Hindistan’ın ekonomik ihtiyaçları, Rusya’nın yeni bir pazar olarak cazibesi, bir anlamda krizi fırsata çevirme gayretkeşliğine de kapı aralıyor. Ucuz Rus petrolü Yeni Delhi için bir fırsat, nitekim bu fırsattan fayda da sağlanıyor.

Ancak Hindistan, yerel para birimleriyle ticaret konusunda temkinli hareket ediyor, zira finansal bazı soru işaretleri temkinli olmayı salık veriyor. Bununla beraber, bu süreçte Hindistan’ın Rusya’dan uzaklaştığını söylemek güç, ancak Batı’dan ve Japonya, Avusturalya gibi ülkelerden gelen 'birlikte hareket edelim' önerilerinin maddi ve politik çıktıları Yeni Delhi’nin kararına etki edebilir. Hindistan şimdilik, Rusya ile bağlarını koruyor. Ancak savaş uzadıkça taraf seçmek zorunda kalabileceğinin de farkında.

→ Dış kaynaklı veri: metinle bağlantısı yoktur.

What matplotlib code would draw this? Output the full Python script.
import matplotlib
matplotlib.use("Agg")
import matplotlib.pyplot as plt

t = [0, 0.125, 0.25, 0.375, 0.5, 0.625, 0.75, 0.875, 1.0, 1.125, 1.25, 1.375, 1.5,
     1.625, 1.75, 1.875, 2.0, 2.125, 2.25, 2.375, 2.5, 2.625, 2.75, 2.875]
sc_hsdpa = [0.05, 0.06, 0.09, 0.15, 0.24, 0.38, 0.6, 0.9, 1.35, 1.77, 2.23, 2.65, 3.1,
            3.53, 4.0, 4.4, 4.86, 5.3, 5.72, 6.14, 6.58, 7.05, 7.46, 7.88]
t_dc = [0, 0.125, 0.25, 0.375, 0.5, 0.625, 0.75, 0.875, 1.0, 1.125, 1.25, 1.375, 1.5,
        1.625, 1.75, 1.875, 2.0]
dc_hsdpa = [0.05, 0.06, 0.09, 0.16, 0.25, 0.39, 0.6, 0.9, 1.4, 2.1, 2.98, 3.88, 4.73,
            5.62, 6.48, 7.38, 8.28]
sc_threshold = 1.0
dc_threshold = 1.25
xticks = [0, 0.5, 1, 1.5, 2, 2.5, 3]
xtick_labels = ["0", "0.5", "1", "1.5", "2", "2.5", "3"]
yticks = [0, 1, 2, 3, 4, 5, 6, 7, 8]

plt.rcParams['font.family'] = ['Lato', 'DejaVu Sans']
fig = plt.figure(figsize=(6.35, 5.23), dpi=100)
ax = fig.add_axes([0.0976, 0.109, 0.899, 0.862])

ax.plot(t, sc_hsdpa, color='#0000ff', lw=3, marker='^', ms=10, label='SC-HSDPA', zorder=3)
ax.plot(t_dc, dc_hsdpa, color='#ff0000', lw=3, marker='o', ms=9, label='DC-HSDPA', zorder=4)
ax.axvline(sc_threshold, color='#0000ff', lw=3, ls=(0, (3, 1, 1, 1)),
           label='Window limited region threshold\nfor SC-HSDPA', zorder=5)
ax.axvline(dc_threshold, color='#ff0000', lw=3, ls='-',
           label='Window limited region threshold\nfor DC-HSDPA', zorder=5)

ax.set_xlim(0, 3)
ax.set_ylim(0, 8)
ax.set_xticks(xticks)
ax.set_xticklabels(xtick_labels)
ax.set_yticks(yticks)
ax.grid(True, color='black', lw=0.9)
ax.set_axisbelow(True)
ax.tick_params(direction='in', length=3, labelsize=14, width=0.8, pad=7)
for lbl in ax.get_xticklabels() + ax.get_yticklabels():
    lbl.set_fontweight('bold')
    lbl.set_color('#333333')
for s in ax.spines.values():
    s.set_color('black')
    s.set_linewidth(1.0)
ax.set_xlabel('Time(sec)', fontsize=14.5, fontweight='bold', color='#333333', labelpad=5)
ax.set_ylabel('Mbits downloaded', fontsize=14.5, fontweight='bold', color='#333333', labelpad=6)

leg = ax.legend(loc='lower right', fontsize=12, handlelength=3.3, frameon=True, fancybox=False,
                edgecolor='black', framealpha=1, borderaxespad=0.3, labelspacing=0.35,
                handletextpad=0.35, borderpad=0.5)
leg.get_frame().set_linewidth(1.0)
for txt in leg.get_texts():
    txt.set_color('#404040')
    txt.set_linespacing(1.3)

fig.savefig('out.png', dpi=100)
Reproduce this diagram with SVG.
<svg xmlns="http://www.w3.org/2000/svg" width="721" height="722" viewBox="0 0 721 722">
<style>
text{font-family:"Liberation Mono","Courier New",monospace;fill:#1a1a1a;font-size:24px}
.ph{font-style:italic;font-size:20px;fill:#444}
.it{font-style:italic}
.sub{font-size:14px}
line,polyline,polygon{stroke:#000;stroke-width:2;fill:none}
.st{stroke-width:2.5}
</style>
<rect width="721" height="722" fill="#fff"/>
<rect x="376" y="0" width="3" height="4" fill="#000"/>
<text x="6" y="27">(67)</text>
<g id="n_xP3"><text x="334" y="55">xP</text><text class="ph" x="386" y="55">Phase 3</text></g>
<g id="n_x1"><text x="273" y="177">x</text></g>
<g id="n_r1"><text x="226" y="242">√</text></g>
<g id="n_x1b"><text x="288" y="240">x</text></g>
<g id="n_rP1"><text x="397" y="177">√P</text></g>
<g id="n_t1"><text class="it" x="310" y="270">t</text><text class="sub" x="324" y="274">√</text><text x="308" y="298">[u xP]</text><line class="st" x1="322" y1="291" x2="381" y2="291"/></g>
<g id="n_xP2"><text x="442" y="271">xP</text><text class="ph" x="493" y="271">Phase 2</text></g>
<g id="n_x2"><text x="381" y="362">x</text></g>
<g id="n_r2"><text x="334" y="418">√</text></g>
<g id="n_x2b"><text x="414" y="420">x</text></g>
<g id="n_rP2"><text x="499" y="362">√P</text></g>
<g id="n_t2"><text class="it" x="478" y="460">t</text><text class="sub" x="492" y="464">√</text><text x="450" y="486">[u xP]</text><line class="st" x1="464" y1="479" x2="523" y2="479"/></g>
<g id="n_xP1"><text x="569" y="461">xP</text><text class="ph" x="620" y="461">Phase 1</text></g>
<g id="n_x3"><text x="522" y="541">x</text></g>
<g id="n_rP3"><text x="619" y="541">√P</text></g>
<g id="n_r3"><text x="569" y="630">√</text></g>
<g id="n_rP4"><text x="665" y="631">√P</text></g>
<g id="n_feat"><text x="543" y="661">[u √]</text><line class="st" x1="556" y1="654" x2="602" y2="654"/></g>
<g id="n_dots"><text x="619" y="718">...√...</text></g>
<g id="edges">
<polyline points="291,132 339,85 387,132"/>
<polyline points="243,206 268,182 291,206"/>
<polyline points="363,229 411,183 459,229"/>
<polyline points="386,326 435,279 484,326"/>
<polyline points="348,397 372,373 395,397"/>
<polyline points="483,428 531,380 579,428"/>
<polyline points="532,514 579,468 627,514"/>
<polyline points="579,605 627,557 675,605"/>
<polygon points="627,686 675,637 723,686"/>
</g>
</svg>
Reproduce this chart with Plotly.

Öte yandan Yeni Delhi, mümkünse savaşın bir an önce bitmesini, olmuyorsa da taraf seçmeden, Rusya’yı gücendirmeden yoluna devam etmek istiyor ancak bu ne kadar mümkün, kestirmek zor. Açık olan, taraf seçtiği anda Hindistan’ın maddi ve politik olarak kayıp yaşayacağı.